On Tuesday, February 6, 2018, science and technology,
took a huge step forward.
Do you remember what happened that day…it was only 19 days ago?
….The Falcon Heavy was successfully launched
from the Kennedy Space Center in Florida.
The largest rocket ever made,
capable of carrying an enormous amount of weight into outer space,
set the stage for a possible mission to put human beings on Mars.
Even though this is a monumental achievement in space exploration,
it also involved some human playfulness.
The payload for the Falcon Heavy’s maiden voyage included a red roadster,
a Telsa electric car with a mannequin dressed in a SpaceX spacesuit
sitting at the steering wheel.
And it’s not coming back to Earth.
They say it will orbit the sun for millions of years.
It’s another great accomplishment within the realm of human ingenuity:
pushing the envelope,
extending the reach of the human race
into the unknown stretches of space.
As Christians, followers of Jesus,
we need to be careful of using such success
as the measure of human progress.
Scientific achievements for the most part are good,
they are beneficial to society in many ways.
For the Christian, however,
human progress, our personal progress,
is not measured scientifically.
It is measured spiritually.
From the Christian perspective,
the greatest human achievements are spiritual ones.
Human progress is measured by love, and knowledge and wisdom and virtue.
It is measured by self-discipline,
sacrifice, respect and compassion.
As human beings
we rise to a higher level of existing,
we achieve a better life
when people learn to live together in peace;
when the poor receive the care that they need;
when the hungry are fed;
when the lonely find comfort;
when de-humanizing realities like slavery and sexual exploitation
are confronted and overcome.
the quality of human life is measured by freedom and justice, by integrity.
The greatest obstacles human beings have to face,
that need to be overcome,
are spiritual obstacles:
sin, ignorance, error, misunderstanding, selfishness, cruelty.
The greatest human achievements
occur in our “inner” space not in “outer” space.
They occur in our hearts, our minds, our souls.
The realm of important discovery
isn’t the far reaches of space
or the depths of the oceans:
it’s plummeting the depths of the human heart,
the depths of the human spirit.
To be able to forgive the unforgivable;
to be able to love the unlovable;
to be willing and able to touch the untouchable;
to be willing to accept the rejected and those deemed worthless;
to have the courage to die for love and goodness and truth….
these are great human achievements
and they set the stage for a better future, a more stable society.
We are making great strides in human progress
when we are willing and able to die to ourselves:
to our wants,
for the sake of unity and peace,
for the sake of building up trust,
for the sake of the common good.
On a day about 2000 years ago,
a day whose exact date has been forgotten,
human salvation took a huge step forward.
Jesus Christ was transfigured in the sight of some of his disciples.
His heavenly glory was revealed.
His identity as the Son of God was verified and affirmed.
It was God who was footing the bill for this unbelievable advancement.
The stage was now set for the plan of God to come to its fulfillment.
The disciples were given a glimpse of the future that awaited not only Jesus
but also awaited those who put their faith in him, commit their lives to him.
There was, however, work to be done, progress to be made,
before such glory was possible….
difficult, challenging, sacrificial work.
Jesus had to complete his journey to Jerusalem, undergo his passion,
die on the cross and be raised from the dead.
During the Season of Lent, as the Lord pleads with us and says “Return to me”
he is saying “Return to the vision.

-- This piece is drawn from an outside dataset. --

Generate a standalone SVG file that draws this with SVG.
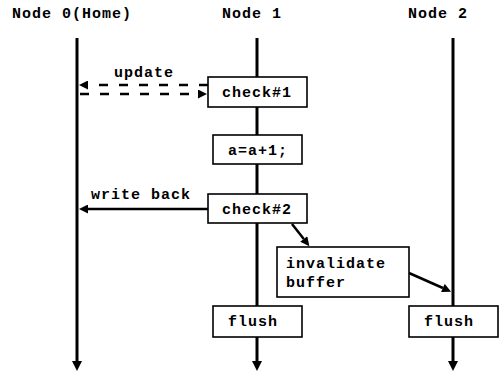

Return to the dream.
Return to the memory of the Transfiguration. Return to the mountain.
Return to the promise of sharing in the glory of Jesus Christ….
It is hard to keep our eyes focused on the goal, on the final destination.
And we wonder if our Lenten discipline.
makes a difference regarding anything.
What purpose does it serve?
For many of us heaven seems so far away….
just as to the scientific world and the space program,
putting a human being on the planet mars seems so far away.
Our hope lies in what is eternal,
not what is material and temporary.
Lent is about the work that needs to get done
in order to further the “inner” space achievements
that will make for a better future,
make for a more stable society,
make for a more peaceful heart,
so as to contribute to a most glorious ending.
We are reminded today: our Lenten sacrifice will lead us to true happiness in God.
Our world is only going to change when human hearts change,
when our hearts change…
from less loving to more loving,
from less forgiving to more forgiving,
from stingy to generous,
from indifferent to concerned,
from greedy to charitable,
from getting what we want to wanting what we already have.
God has done the work to make such change possible.
We need only listen to Jesus Christ….
and keep our eyes on the glory that awaits us.
Our prayer today: “O Lord, may Your Son Jesus Christ become and remain the center of our lives. Help us to listen to his voice. Awaken us to the blessing of the eternal happiness he promises. Amen!”